I like Whoopi Goldberg; she's smart, funny, and sassy, as was her planetarium narration. But it's hard for me to imagine the stand-up comedien, The View co-host, and star of Sister Act seriously pondering the origin of the universe or the magnetic fields of Saturn.
On the other hand, a low-tech, soporific, Carl Sagan-esque explanation of how stars are formed might not be the right approach to teaching science to the public. I remember visiting Chicago's Adler Planetarium in Chicago with friends in high school many years ago - bright future alumni of MIT, Brown University, and the United States Naval Academy, among other schools - and watching them doze off one by one in the darkened room as the image of Orion the Hunter was superimposed over the constellation of Orion's Belt on the ceiling.

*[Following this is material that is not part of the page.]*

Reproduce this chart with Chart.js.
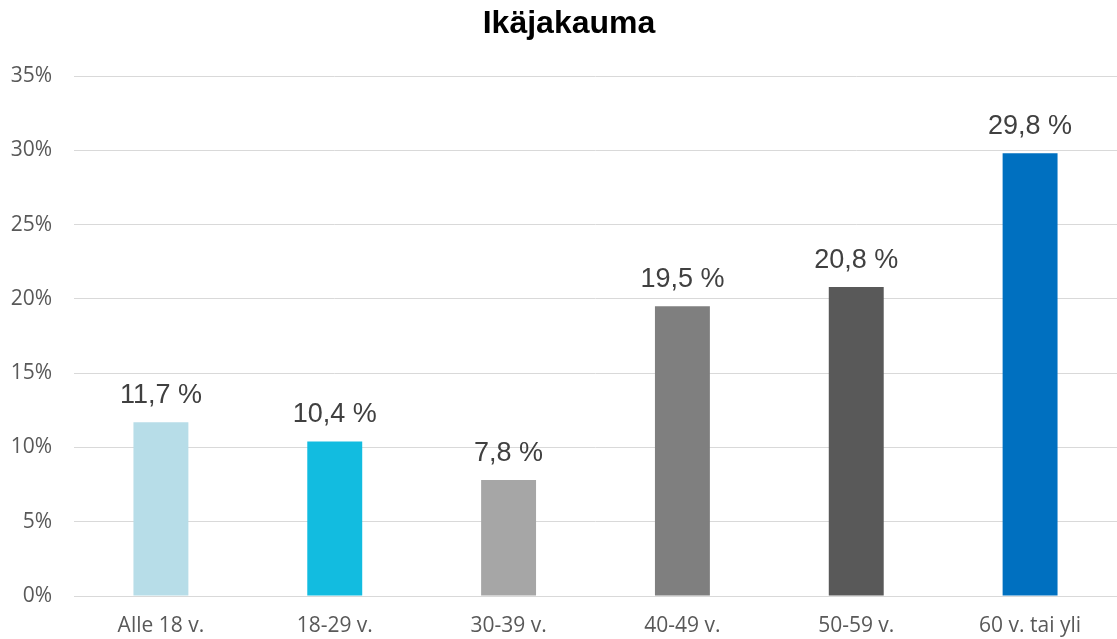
<!DOCTYPE html>
<html>
<head>
<meta charset="utf-8">
<script src="https://cdn.jsdelivr.net/npm/chart.js@4/dist/chart.umd.min.js"></script>
<style>
  html, body { margin: 0; padding: 0; background: #fff; }
  #wrap { width: 1117px; height: 639px; position: relative; }
</style>
</head>
<body>
<div id="wrap"><canvas id="c"></canvas></div>
<script>
// Age distribution (share of respondents, %)
const chartTitle = 'Ikäjakauma';
const categories = ['Alle 18 v.', '18-29 v.', '30-39 v.', '40-49 v.', '50-59 v.', '60 v. tai yli'];
const shares = [11.7, 10.4, 7.8, 19.5, 20.8, 29.8];
const barColors = ['#B7DDE8', '#12BCE0', '#A6A6A6', '#7F7F7F', '#595959', '#0070C0'];
const yTicks = [0, 5, 10, 15, 20, 25, 30, 35];

const fmt = v => v.toFixed(1).replace('.', ',') + ' %';

// Heading drawn slightly right of the canvas centre
const heading = {
  id: 'heading',
  afterDraw(chart) {
    const ctx = chart.ctx;
    ctx.save();
    ctx.font = 'bold 32px "Liberation Sans", Arial, sans-serif';
    ctx.fillStyle = '#000';
    ctx.textAlign = 'center';
    ctx.textBaseline = 'alphabetic';
    ctx.fillText(chartTitle, 569, 33);
    ctx.restore();
  }
};

// Value labels above each bar
const valueLabels = {
  id: 'valueLabels',
  afterDatasetsDraw(chart) {
    const ctx = chart.ctx;
    const meta = chart.getDatasetMeta(0);
    ctx.save();
    ctx.font = '27px "Liberation Sans", Arial, sans-serif';
    ctx.fillStyle = '#404040';
    ctx.textAlign = 'center';
    ctx.textBaseline = 'alphabetic';
    meta.data.forEach((bar, i) => {
      ctx.fillText(fmt(shares[i]), bar.x, bar.y - 19);
    });
    ctx.restore();
  }
};

new Chart(document.getElementById('c'), {
  type: 'bar',
  data: {
    labels: categories,
    datasets: [{
      data: shares,
      backgroundColor: barColors,
      borderWidth: 0,
      barPercentage: 0.316,
      categoryPercentage: 1
    }]
  },
  options: {
    responsive: true,
    maintainAspectRatio: false,
    animation: false,
    layout: { padding: { left: 0, right: 0, top: 76, bottom: 0 } },
    plugins: {
      legend: { display: false },
      tooltip: { enabled: false },
      title: { display: false }
    },
    scales: {
      x: {
        grid: { display: false, drawTicks: false },
        border: { color: '#D9D9D9', width: 1 },
        ticks: {
          color: '#595959',
          font: { family: '"Open Sans", sans-serif', size: 21 },
          padding: 17,
          maxRotation: 0
        },
        afterFit(scale) { scale.height = 43; }
      },
      y: {
        min: 0,
        max: 35,
        afterBuildTicks(scale) { scale.ticks = yTicks.map(v => ({ value: v })); },
        grid: { color: '#D9D9D9', lineWidth: 1, drawTicks: false },
        border: { display: false },
        ticks: {
          color: '#595959',
          font: { family: '"Open Sans", sans-serif', size: 21 },
          padding: 22,
          callback: v => v + '%'
        },
        afterFit(scale) { scale.width = 74; }
      }
    }
  },
  plugins: [valueLabels, heading]
});
</script>
</body>
</html>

Science doesn't have to be boring, especially with the new technologies available today. If Pixar studios can give a desk lamp a sparkling personality with computer animation, why can't science be presented in a more engaging way? Maybe a little more entertainment is just what the doctor ordered. With that in mind, here are my favorite, toe-tapping music videos about my two most recent obsessions: swine flu (novel H1N1) and health care reform.
Dr. John D. Clarke, FAAFP, won a recent public service announcement contest sponsored by the department of Health and Human Services with his "H1N1 Rap". Who knew that HHS could be so hip?
In response to data that ranked the United States 37th in the world for the quality of its health care, Paul Hipp wrote the rock-and-roll song "We're Number 37", proving that you really can write a song about anything.